§ Task
Gather all lines with the word "document" in them.

§ Information supplied
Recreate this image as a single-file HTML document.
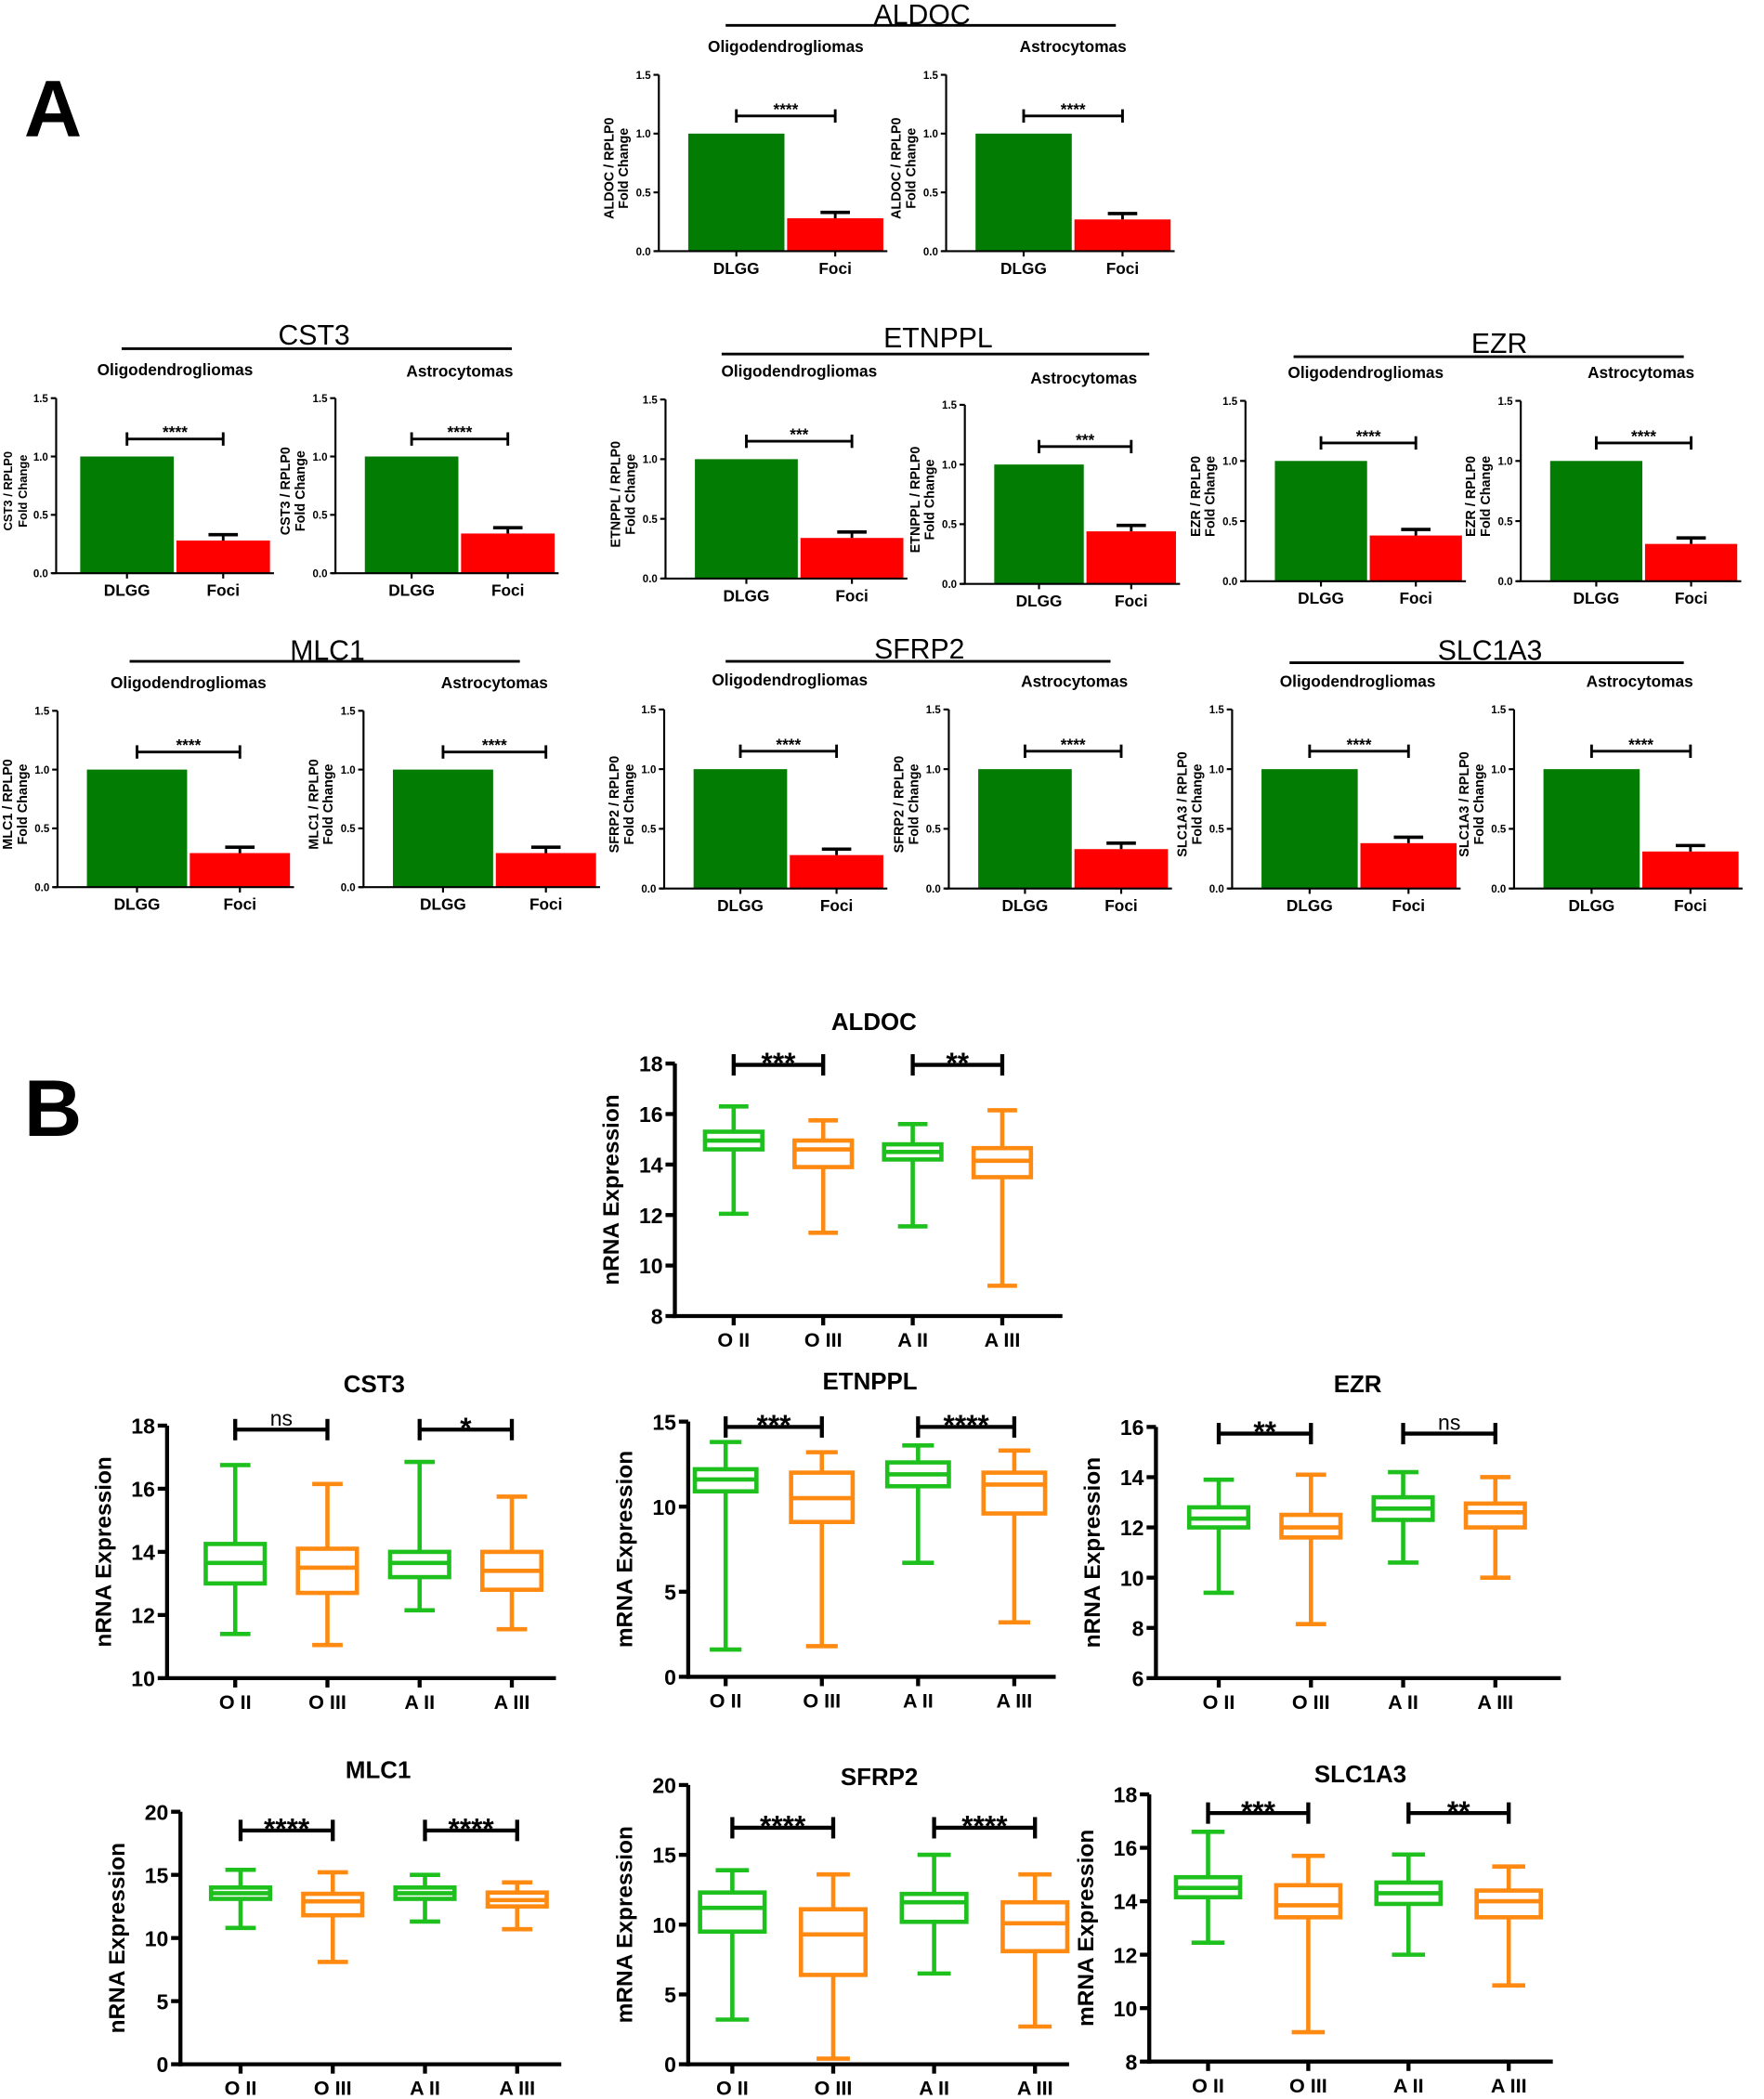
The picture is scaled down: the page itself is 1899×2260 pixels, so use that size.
<!DOCTYPE html>
<html><head><meta charset="utf-8"><style>
html,body{margin:0;padding:0;background:#fff}
svg{display:block}
text{font-family:"Liberation Sans",Arial,sans-serif;fill:#000}
</style></head><body>
<svg id="s" xmlns="http://www.w3.org/2000/svg" width="1899" height="2260" viewBox="0 0 1320 1571">
<rect width="1320" height="1571" fill="#fff"/>
<text x="18" y="102" font-size="60" font-weight="bold">A</text>
<text x="18" y="850" font-size="60" font-weight="bold">B</text>
</svg>
<script>
var s=document.getElementById('s'),o='';
function L(x1,y1,x2,y2,c,w){o+='<line x1="'+x1+'" y1="'+y1+'" x2="'+x2+'" y2="'+y2+'" stroke="'+(c||'#000')+'" stroke-width="'+(w||2)+'"/>';}
function T(x,y,t,sz,a,extra){o+='<text x="'+x+'" y="'+y+'" font-size="'+sz+'" text-anchor="'+(a||'middle')+'" '+(extra||'')+'>'+t+'</text>';}
function bar(x0,yt,yb,rv,st,gene,bw,off){
  bw=bw||72;off=off||22;var h=yb-yt,sc=h/1.5;
  var b1=x0+off,b2=b1+bw+2;
  o+='<rect x="'+b1+'" y="'+(yb-sc)+'" width="'+bw+'" height="'+sc+'" fill="#037c03"/>';
  o+='<rect x="'+b2+'" y="'+(yb-sc*rv)+'" width="'+bw+'" height="'+(sc*rv)+'" fill="#ff0000"/>';
  var c1=b1+bw/2,c2=b2+bw/2,ye=yb-sc*(rv+0.05);
  L(c2,yb-sc*rv,c2,ye,'#000',2);L(c2-11,ye,c2+11,ye,'#000',2.5);
  L(x0,yt,x0,yb,'#000',1.5);L(x0-3,yb,b2+bw+3,yb,'#000',1.5);
  [0,0.5,1,1.5].forEach(function(v){var y=yb-sc*v;L(x0-4,y,x0,y,'#000',1.5);T(x0-6,y+3,v.toFixed(1),8,'end','font-weight="bold"');});
  L(c1,yb,c1,yb+4,'#000',1.5);L(c2,yb,c2,yb+4,'#000',1.5);
  T(c1,yb+17,'DLGG',12,'middle','font-weight="bold"');T(c2,yb+17,'Foci',12,'middle','font-weight="bold"');
  var yb2=yb-sc*1.15;L(c1,yb2,c2,yb2,'#000',2);L(c1,yb2-5,c1,yb2+5,'#000',2);L(c2,yb2-5,c2,yb2+5,'#000',2);
  T((c1+c2)/2,yb2-1,st,12,'middle','font-weight="bold"');
  var my=(yt+yb)/2+4,lx=Math.max(x0-34,9),fs=x0-34<9?9:10;
  T(0,0,gene+' / RPLP0',fs,'middle','font-weight="bold" transform="translate('+lx+','+my+') rotate(-90)"');
  T(0,0,'Fold Change',fs,'middle','font-weight="bold" transform="translate('+(lx+11)+','+my+') rotate(-90)"');
}
function hdr(g,tx,ty,lx1,lx2,ly,ox,oy,ax,ay){
  T(tx,ty+8,g,21);L(lx1,ly,lx2,ly,'#000',2);
  T(ox,oy+4,'Oligodendrogliomas',12,'middle','font-weight="bold"');T(ax,ay+4,'Astrocytomas',12,'middle','font-weight="bold"');
}
hdr('ALDOC',690,10,543,835,19,588,35,803,35);
bar(493,56,188,0.28,'****','ALDOC');bar(708,56,188,0.27,'****','ALDOC');
hdr('CST3',235,250,91,383,261,131,277,344,278);
bar(42,298,429,0.28,'****','CST3',70,18);bar(251,298,429,0.34,'****','CST3',70);
hdr('ETNPPL',702,252,540,860,265,598,278,811,283);
bar(498,299,433,0.34,'***','ETNPPL',77);bar(722,303,437,0.44,'***','ETNPPL',67);
hdr('EZR',1122,256,968,1260,267,1022,279,1228,279);
bar(932,300,435,0.38,'****','EZR',69);bar(1138,300,435,0.31,'****','EZR',69);
hdr('MLC1',245,486,97,389,495,141,511,370,511);
bar(43,532,664,0.29,'****','MLC1',75);bar(272,532,664,0.29,'****','MLC1',75);
hdr('SFRP2',688,485,543,831,495,591,509,804,510);
bar(497,531,665,0.28,'****','SFRP2',70);bar(710,531,665,0.33,'****','SFRP2',70);
hdr('SLC1A3',1115,486,965,1260,496,1016,510,1227,510);
bar(922,531,665,0.38,'****','SLC1A3',72);bar(1133,531,665,0.31,'****','SLC1A3',72);

var G='#1ec01e',OR='#ff8a12';
function box(g,ax,yT,yB,xe,c0,sp,vmin,vmax,ticks,data,br,ylab,by,tx,ty){
  function Y(v){return yB-(v-vmin)/(vmax-vmin)*(yB-yT);}
  L(ax,yT,ax,yB+1.5,'#000',3);L(ax-1.5,yB,xe,yB,'#000',3);
  ticks.forEach(function(v){L(ax-7,Y(v),ax,Y(v),'#000',3);T(ax-9,Y(v)+6,v,16,'end','font-weight="bold"');});
  var labs=['O II','O III','A II','A III'],bw=sp*0.64,cw=sp*0.33;
  data.forEach(function(d,i){
    var c=c0+i*sp,col=i%2?OR:G,lw=3.2;
    L(c,yB,c,yB+7,'#000',3);
    T(c,yB+23,labs[i],15,'middle','font-weight="bold"');
    L(c,Y(d[0]),c,Y(d[2]),col,lw);L(c,Y(d[3]),c,Y(d[1]),col,lw);
    L(c-cw/2,Y(d[0]),c+cw/2,Y(d[0]),col,lw);L(c-cw/2,Y(d[1]),c+cw/2,Y(d[1]),col,lw);
    o+='<rect x="'+(c-bw/2)+'" y="'+Y(d[3])+'" width="'+bw+'" height="'+(Y(d[2])-Y(d[3]))+'" fill="none" stroke="'+col+'" stroke-width="'+lw+'"/>';
    L(c-bw/2,Y(d[4]),c+bw/2,Y(d[4]),col,lw);
  });
  [[0,1,br[0]],[2,3,br[1]]].forEach(function(b){
    var x1=c0+b[0]*sp,x2=c0+b[1]*sp,ns=b[2]=='ns';
    L(x1,by,x2,by,'#000',3);L(x1,by-8,x1,by+8,'#000',3);L(x2,by-8,x2,by+8,'#000',3);
    T((x1+x2)/2,by+(ns?-3:6),b[2],ns?16:22,'middle',ns?'':'font-weight="bold"');
  });
  T(0,0,ylab,17,'middle','font-weight="bold" transform="translate('+(ax-42)+','+((yT+yB)/2)+') rotate(-90)"');
  T(tx,ty+6,g,18,'middle','font-weight="bold"');
}
box('ALDOC',505,796,985,795,549,67,8,18,[8,10,12,14,16,18],[[12.05,16.3,14.6,15.3,14.95],[11.3,15.75,13.9,14.95,14.6],[11.55,15.6,14.2,14.8,14.5],[9.2,16.15,13.5,14.65,14.15]],['***','**'],'nRNA Expression',797,654,765);
box('CST3',125,1067,1256,416,176,69,10,18,[10,12,14,16,18],[[11.4,16.75,13.0,14.25,13.65],[11.05,16.15,12.7,14.1,13.5],[12.15,16.85,13.2,14.0,13.65],[11.55,15.75,12.8,14.0,13.4]],['ns','*'],'nRNA Expression',1070,280,1036);
box('ETNPPL',515,1064,1255,790,543,72,0,15,[0,5,10,15],[[1.6,13.8,10.9,12.2,11.6],[1.8,13.2,9.1,12.0,10.5],[6.7,13.6,11.2,12.6,11.9],[3.2,13.3,9.6,12.0,11.3]],['***','****'],'mRNA Expression',1068,651,1034);
box('EZR',865,1068,1256,1168,912,69,6,16,[6,8,10,12,14,16],[[9.4,13.9,12.0,12.8,12.35],[8.15,14.1,11.6,12.5,12.0],[10.6,14.2,12.3,13.2,12.75],[10.0,14.0,12.0,12.95,12.6]],['**','ns'],'nRNA Expression',1073,1016,1036);
box('MLC1',135,1356,1545,420,180,69,0,20,[0,5,10,15,20],[[10.8,15.4,13.1,14.0,13.55],[8.1,15.2,11.8,13.5,12.9],[11.3,15.0,13.1,14.0,13.55],[10.7,14.4,12.5,13.6,13.0]],['****','****'],'nRNA Expression',1370,283,1325);
box('SFRP2',515,1336,1545,800,548,75.5,0,20,[0,5,10,15,20],[[3.2,13.9,9.5,12.3,11.2],[0.4,13.6,6.4,11.1,9.3],[6.5,15.0,10.2,12.2,11.6],[2.7,13.6,8.1,11.6,10.1]],['****','****'],'mRNA Expression',1368,658,1330);
box('SLC1A3',860,1343,1543,1162,904,75,8,18,[8,10,12,14,16,18],[[12.45,16.6,14.15,14.9,14.5],[9.1,15.7,13.4,14.6,13.85],[12.0,15.75,13.9,14.7,14.3],[10.85,15.3,13.4,14.4,14.0]],['***','**'],'mRNA Expression',1357,1018,1328);
s.insertAdjacentHTML('beforeend',o);
</script>
</body></html>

§ Response
Recreate this image as a single-file HTML document.
var s=document.getElementById('s'),o='';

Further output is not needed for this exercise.